Auto Finance’s Chief Regulator, Richard Cordray, to Step Down

November 15, 2017

Richard Cordray is stepping down as director of the Consumer Financial Protection Bureau at the end of November, he announced in a letter to employees Wednesday morning.

He served as the inaugural director for the regulatory agency, which was formed in the wake of the financial crisis. He reiterated the work the CFPB has done so far to recover $12 billion in relief for nearly 30 million consumers — including fines to auto lenders.

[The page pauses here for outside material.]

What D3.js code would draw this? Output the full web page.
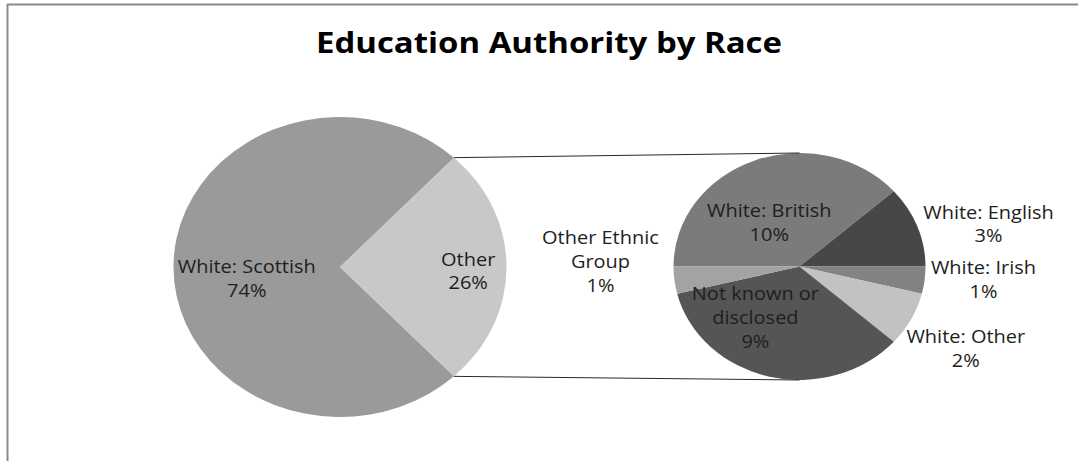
<!DOCTYPE html>
<html>
<head>
<meta charset="utf-8">
<script src="https://cdn.jsdelivr.net/npm/d3@7"></script>
<style>
  html, body { margin: 0; padding: 0; background: #fff; }
  svg { display: block; }
  text { font-family: "Open Sans", "Noto Sans", sans-serif; fill: #1e1e1e; }
</style>
</head>
<body>
<svg id="chart" width="1078" height="461"></svg>
<script>
// ---- data ----
const chartTitle = "Education Authority by Race";

const mainCategories = ["White: Scottish", "Other"];
const mainValues = [74, 26];

const subCategories = ["White: British", "White: English", "White: Irish",
  "White: Other", "Not known or disclosed", "Other Ethnic Group"];
const subValues = [10, 3, 1, 2, 9, 1];

// ---- layout ----
const W = 1078, H = 461;
const svg = d3.select("#chart");
const stretch = 1.11;           // horizontal squash of both pies (ellipses)
const main = { cx: 340, cy: 267, r: 150 };
const sub  = { cx: 799.5, cy: 266.5, r: 113.5 };
const lineGap = 24;

const mainColors = d3.scaleOrdinal().domain(mainCategories).range(["#9a9a9a", "#c8c8c8"]);
const subColors = d3.scaleOrdinal().domain(subCategories)
  .range(["#7b7b7b", "#474747", "#828282", "#c2c2c2", "#555555", "#a3a3a3"]);

// chart frame (top and left edges visible)
svg.append("line").attr("x1", 7).attr("x2", W).attr("y1", 4.5).attr("y2", 4.5)
  .attr("stroke", "#8a8a8a").attr("stroke-width", 2);
svg.append("line").attr("x1", 7.5).attr("x2", 7.5).attr("y1", 4).attr("y2", H)
  .attr("stroke", "#8a8a8a").attr("stroke-width", 2);

// title
svg.append("text")
  .attr("x", 549).attr("y", 53)
  .attr("text-anchor", "middle")
  .attr("font-size", 28).attr("font-weight", 700)
  .attr("textLength", 466).attr("lengthAdjust", "spacingAndGlyphs")
  .style("fill", "#000")
  .text(chartTitle);

// ---- main pie: "Other" slice centred on the right ----
const total = d3.sum(mainValues);
const otherSpan = mainValues[1] / total * 2 * Math.PI;
const mainStart = Math.PI / 2 + otherSpan / 2;
const mainPie = d3.pie().sort(null).startAngle(mainStart).endAngle(mainStart + 2 * Math.PI);
const mainArcs = mainPie(mainValues);
const mainArc = d3.arc().innerRadius(0).outerRadius(main.r);

const gMain = svg.append("g")
  .attr("transform", `translate(${main.cx},${main.cy}) scale(${stretch},1)`);
gMain.selectAll("path").data(mainArcs).join("path")
  .attr("d", mainArc)
  .attr("fill", (d, i) => mainColors(mainCategories[i]));

// ---- second pie: breakdown of "Other" ----
const subTotal = d3.sum(subValues);
const beforeIrish = (subValues[0] + subValues[1]) / subTotal * 2 * Math.PI;
const subStart = Math.PI / 2 - beforeIrish;
const subPie = d3.pie().sort(null).startAngle(subStart).endAngle(subStart + 2 * Math.PI);
const subArcs = subPie(subValues);
const subArc = d3.arc().innerRadius(0).outerRadius(sub.r);

const gSub = svg.append("g")
  .attr("transform", `translate(${sub.cx},${sub.cy}) scale(${stretch},1)`);
gSub.selectAll("path").data(subArcs).join("path")
  .attr("d", subArc)
  .attr("fill", (d, i) => subColors(subCategories[i]));

// ---- connector lines from the "Other" slice edges to the second pie ----
const otherArc = mainArcs[1];
function rim(c, a) {
  return [c.cx + stretch * c.r * Math.sin(a), c.cy - c.r * Math.cos(a)];
}
const pTop = rim(main, otherArc.startAngle);
const pBot = rim(main, otherArc.endAngle);
const connectors = [
  [pTop, [sub.cx, sub.cy - sub.r]],
  [pBot, [sub.cx, sub.cy + sub.r]]
];
svg.selectAll("line.connector").data(connectors).join("line")
  .attr("class", "connector")
  .attr("x1", d => d[0][0]).attr("y1", d => d[0][1])
  .attr("x2", d => d[1][0]).attr("y2", d => d[1][1])
  .attr("stroke", "#2a2a2a").attr("stroke-width", 1);

// ---- data labels ----
const pct = v => Math.round(v) + "%";
// label anchors relative to each pie centre, in units of that pie's radius
const mainLabelPos = [[-0.56, 0.08], [0.77, 0.03]];
const subLabelPos = [[-0.24, -0.38], [1.50, -0.37], [1.46, 0.12],
  [1.32, 0.73], [-0.35, 0.45], [-1.58, -0.04]];
const subLabelLines = [["White: British"], ["White: English"], ["White: Irish"],
  ["White: Other"], ["Not known or", "disclosed"], ["Other Ethnic", "Group"]];

function drawLabel(c, pos, lines) {
  const x = c.cx + pos[0] * c.r * stretch;
  const yMid = c.cy + pos[1] * c.r;
  const n = lines.length;
  const y0 = yMid - (n - 1) * lineGap / 2 + 6;
  const t = svg.append("text")
    .attr("text-anchor", "middle")
    .attr("font-size", 18)
    .attr("transform", `translate(${x},${y0}) scale(${stretch},1)`);
  lines.forEach((s, k) => {
    t.append("tspan").attr("x", 0).attr("y", k * lineGap).text(s);
  });
}

mainCategories.forEach((c, i) => {
  drawLabel(main, mainLabelPos[i], [c, pct(mainValues[i])]);
});
subCategories.forEach((c, i) => {
  drawLabel(sub, subLabelPos[i], subLabelLines[i].concat([pct(subValues[i])]));
});
</script>
</body>
</html>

“I have tried to reinforce this year that the [CFPB] is far more than its director,” Cordray wrote to his employees. “I am confident that you will continue to move forward, nurture this institution we have built together, and maintain its essential value to the American public. And I trust that new leadership will see that value also and work to preserve it — perhaps in different ways than before, but desiring, as I have done, to serve in ways that benefit and strengthen our economy and our country.”

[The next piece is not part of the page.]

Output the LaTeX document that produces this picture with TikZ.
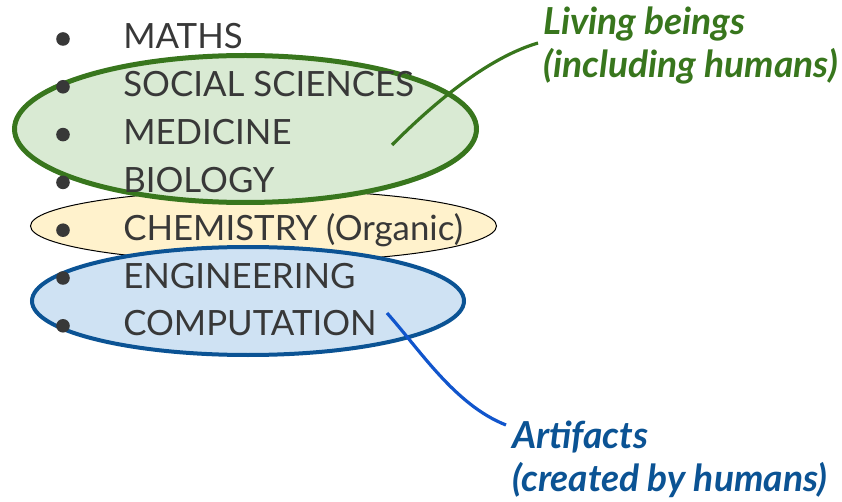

Most recently, Congress struck down the CFPB’s rule that would have banned the use of forced arbitration in loan contracts. The bureau also passed a rule earlier this year limiting the use of short-term title and payday auto lending.

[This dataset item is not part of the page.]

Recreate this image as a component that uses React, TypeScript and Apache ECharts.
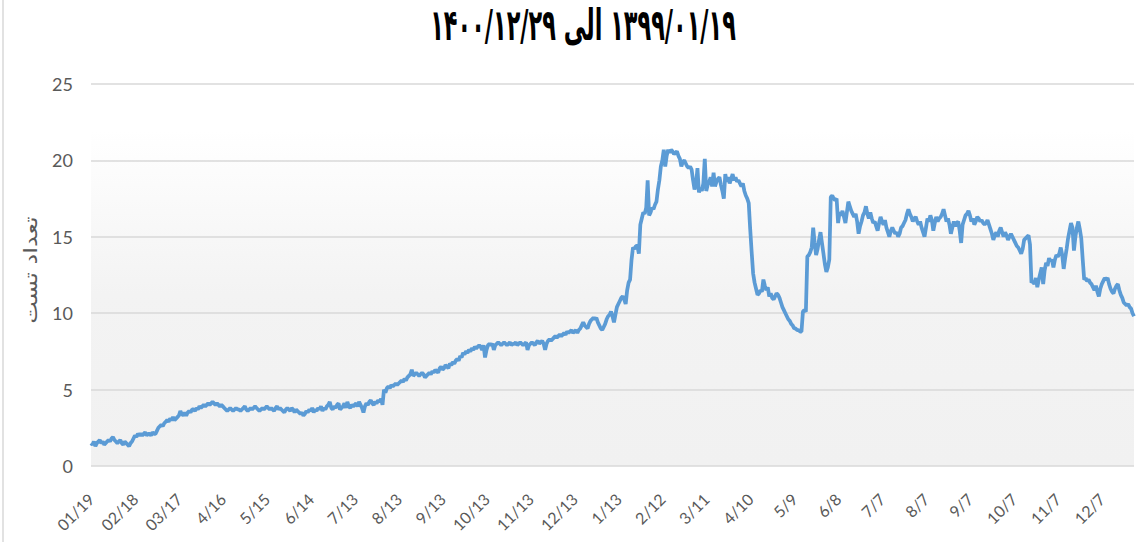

The most high-profile case Cordray led was a $185 million fine of Wells Fargo & Co. for the bank’s fake checking accounts scandal in 2016. Earlier this year, Wells Fargo Dealer Services admitted to falsely charging consumers for insurance they did not need, and Cordray has said the bureau is investigating those actions.

More broadly, his leadership at the CFPB has changed the way the industry approaches compliance in the space. While other regulators such as the Office of the Comptroller of the Currency and the Department of Justice may have fined more players in the auto finance space than the CFPB, the bureau did more to change the rules and expectations after the financial crisis.  

For example, the bureau has examination authority, lenders are expected to upkeep comprehensive compliance management systems, and the CFPB publicly publishes a database of consumer complaints and notifies the financial institutions responsible.

“I thoroughly appreciate Director Cordray’s willingness to serve as the first director of the CFPB,” Richard Hunt, president and chief executive of the Consumer Bankers Association, said in a statement. “While we might not have always seen eye-to-eye, he was accessible and we enjoyed a mostly cordial relationship.”

Hunt, like many industry advocacy groups, are calling on Congress to use this opportunity to eliminate Cordray’s position and turn it into a bi-partisan, Senate-confirmed commission.

Cordray, a former Ohio attorney general, has been widely speculated to run for governor of his home state in 2018, however, he made no mention of it in remarks this week.